The prospect of Iranian gas flooding the EU market, creating downward pressure on prices, is a major disincentive for Russia, added Giragosian. He also expressed caution when it comes to Iranian gas exports to Armenia, even via a Gazprom-run pipeline.
“There will be little incentive for allowing Armenia to escape the Russian orbit so easily. And given Armenia’s pronounced dependence on Russian gas imports, the potential of an expansion of Armenian-Iranian energy ties will be the first target of Russian pressure,” Giragosian said.
Despite these obstacles, Yerevan, he advised, should pursue a role “for engaging Iran.”
Success could provide a much-needed financial boost for landlocked Armenia, which is subject to an economic blockade by two (Azerbaijan and Turkey) of its four neighbors.
Officials and experts believe that hydropower is a sector with great potential for growth. According to an official report from Armenia’s Ministry of Energy and Natural Resources, a large-scale electricity exchange program between Armenia and Iran is planned to start in 2018. Power will also be exported north to Georgia.
The groundbreaking for a hydropower plant on the Aras River, which flows along the Iranian-Armenian border, took place in 2012, but the freezing of Iran’s international financial assets stopped further work.
Some officials have expressed hope for an expansion of transportation links. But so far, progress in this area has been slow. In late January, Armenia and Iran signed an agreement about a transportation corridor that would link Iran to Georgia. The Georgian government on February 8 announced plans to cancel visa requirements for Iranians, but Tbilisi has not, as yet, signed the transportation agreement.

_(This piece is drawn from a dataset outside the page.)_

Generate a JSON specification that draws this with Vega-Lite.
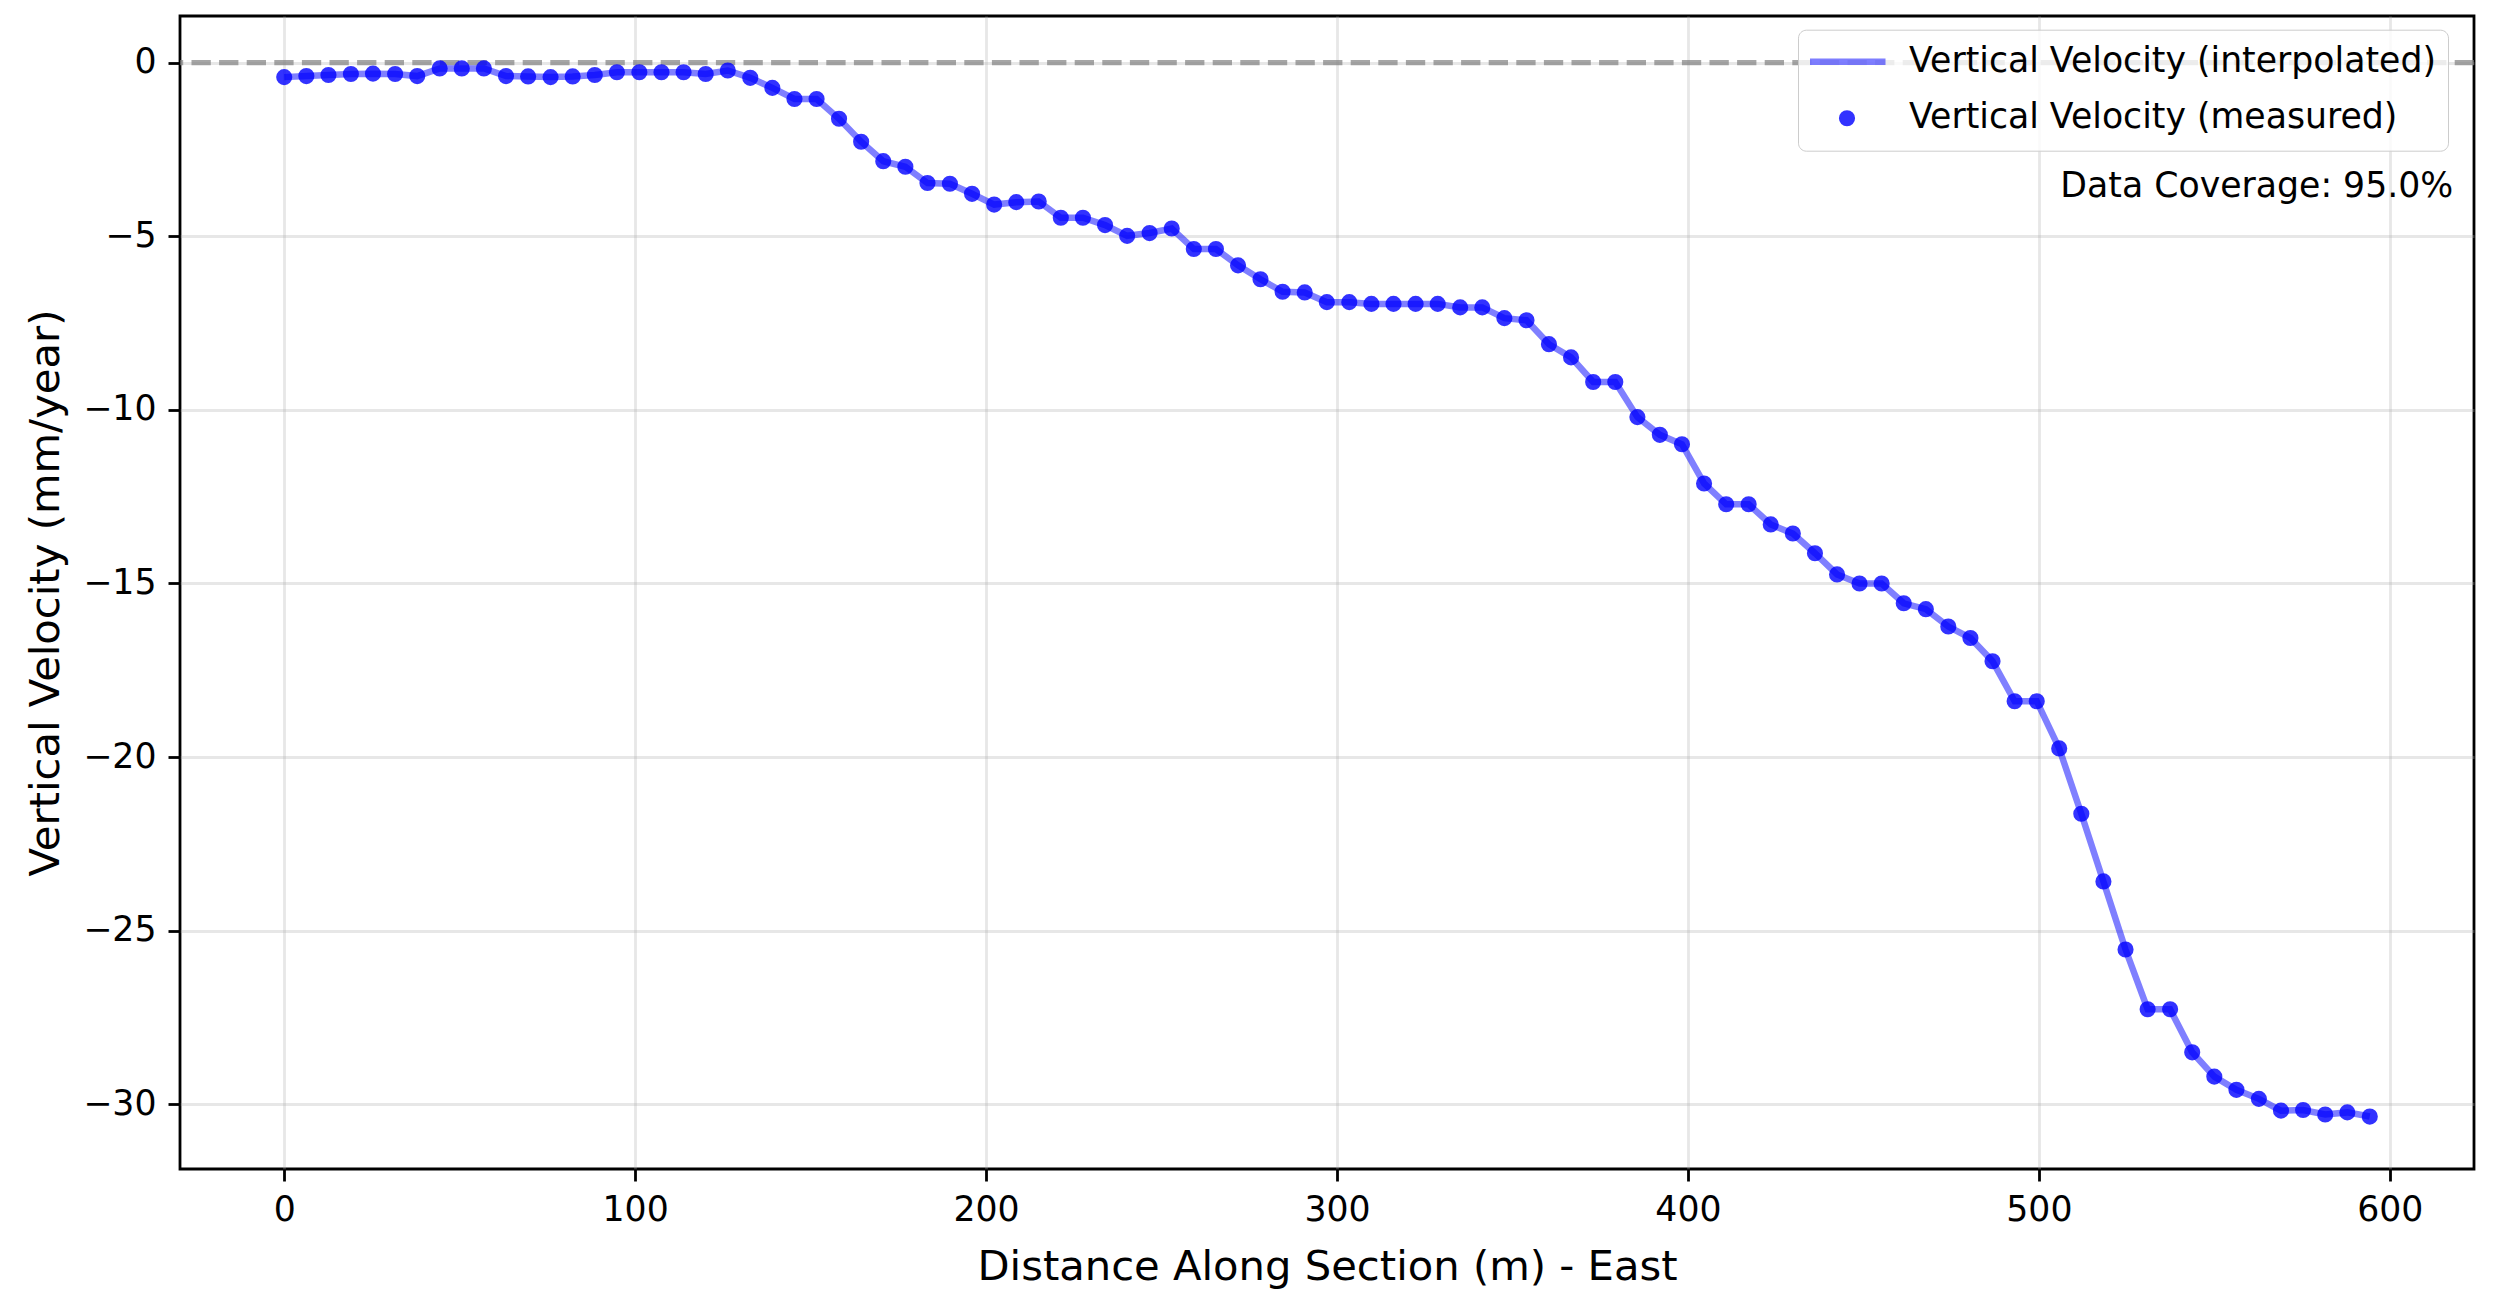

Meanwhile, Armenia has started talks with China to have a proposed multi-billion-dollar, 470-kilometer-long Iran-Armenia railway included in the Beijing-promoted Silk Road project. So far the discussions have not yielded any results.
“In [the] post-sanction era, the path towards expanding economic cooperation has been unblocked,” Iranian President Rouhani told Sargsyan during the pair’s phone chat.
Gayane Abrahamyan is a freelance reporter and editor in Yerevan.